Currently, in the United States, all the states along the southern border of the country are in the highest category except for New Mexico and California. The remainder of the country is a mix of the two middle categories. Only Vermont and Maine are currently in the range of negligible transmission.
The vaccines discussed in last week’s blog are progressing into stage 3 testing. We will most likely not hear any results from the testing for the next few weeks. The next major news from these studies will be whether the results match what has been seen in the earlier phases, and if so, it is likely they will receive emergency use authorizations and move to manufacture and distribution.
In terms of therapeutics, the inflammation modulator, tocilizumab, from Roche, failed to show any significant improvements for patients in late-stage disease. However, the development of hyper-immune globulin (as was used in the military for hepatitis prophylaxis before hepatitis vaccines) has been meeting various gates in its development path and may be available soon. This is essentially a concentrated version of the “hyperimmune serum” that many patients have been receiving over the last month with fair results.
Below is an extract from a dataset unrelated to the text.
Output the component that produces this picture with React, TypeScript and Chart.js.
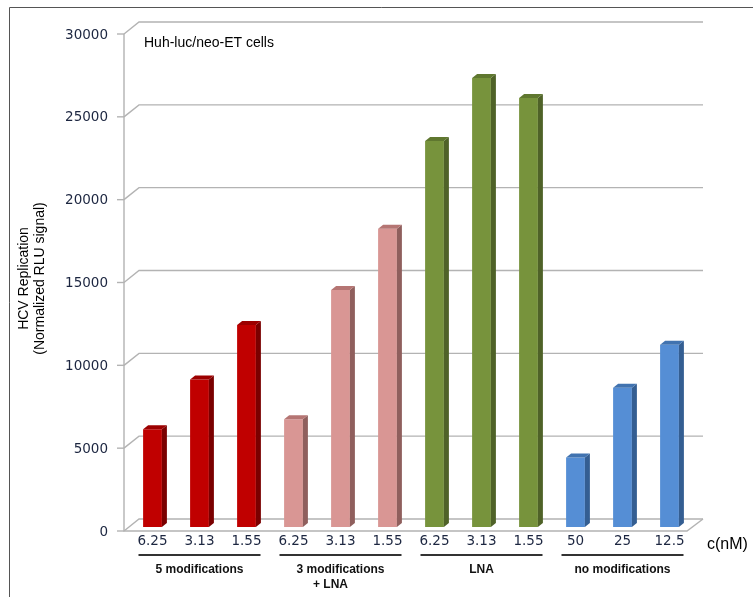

Some research was announced out of Germany last week. They looked at a group of recovering COVID-19 patients across the spectrum of severity. Cardiac MRIs found that greater than three-quarters had some evidence of cardiac involvement such as inflammation of the heart muscle, as far out as three months. These German patients will be followed for a prolonged period to assess how long it takes for this to resolve. This is likely a large reason why some COVID-19 patients take a long time to fully recover after they have cleared the virus.
A study in the journal Physics of Fluids looked at relative protection from various types of face coverings. While not a clinical study (it used mannequins and cough simulators), it is a useful comparison of relative effectiveness. According to the study’s results, a bandana made of T-shirt material cuts the distance that particles travel from an unprotected cough to slightly more than 3.5 feet, while a folded handkerchief reduces that to slightly over one foot. A stitched cotton mask reduces the distance of the particles to just 2.5 inches, while an over-the-counter commercial cone mask, found at drugstores, can allow droplets to go an average of eight inches. The advantage of typical disposable masks is standardization, but the study does show that well-made cloth masks can at least be effective.
COVID-19 has taught us that simply referring to the historical behavior of respiratory viruses, which is where the concept of a second wave has come from, is not useful. The infection dynamics of this virus are different. We have learned that the big drivers for this virus are close person to person contact. Since infection is primarily person to person via droplets and small, temporarily airborne particles, anything that drives more people closer together will increase the spread of the disease. Will the natural migration indoors in the fall do that? We don’t yet, but there is some evidence that just as New York City was “scared straight” by its experiences of April and May, the rest of the country may be learning that it doesn’t take much close socializing to rekindle the epidemic.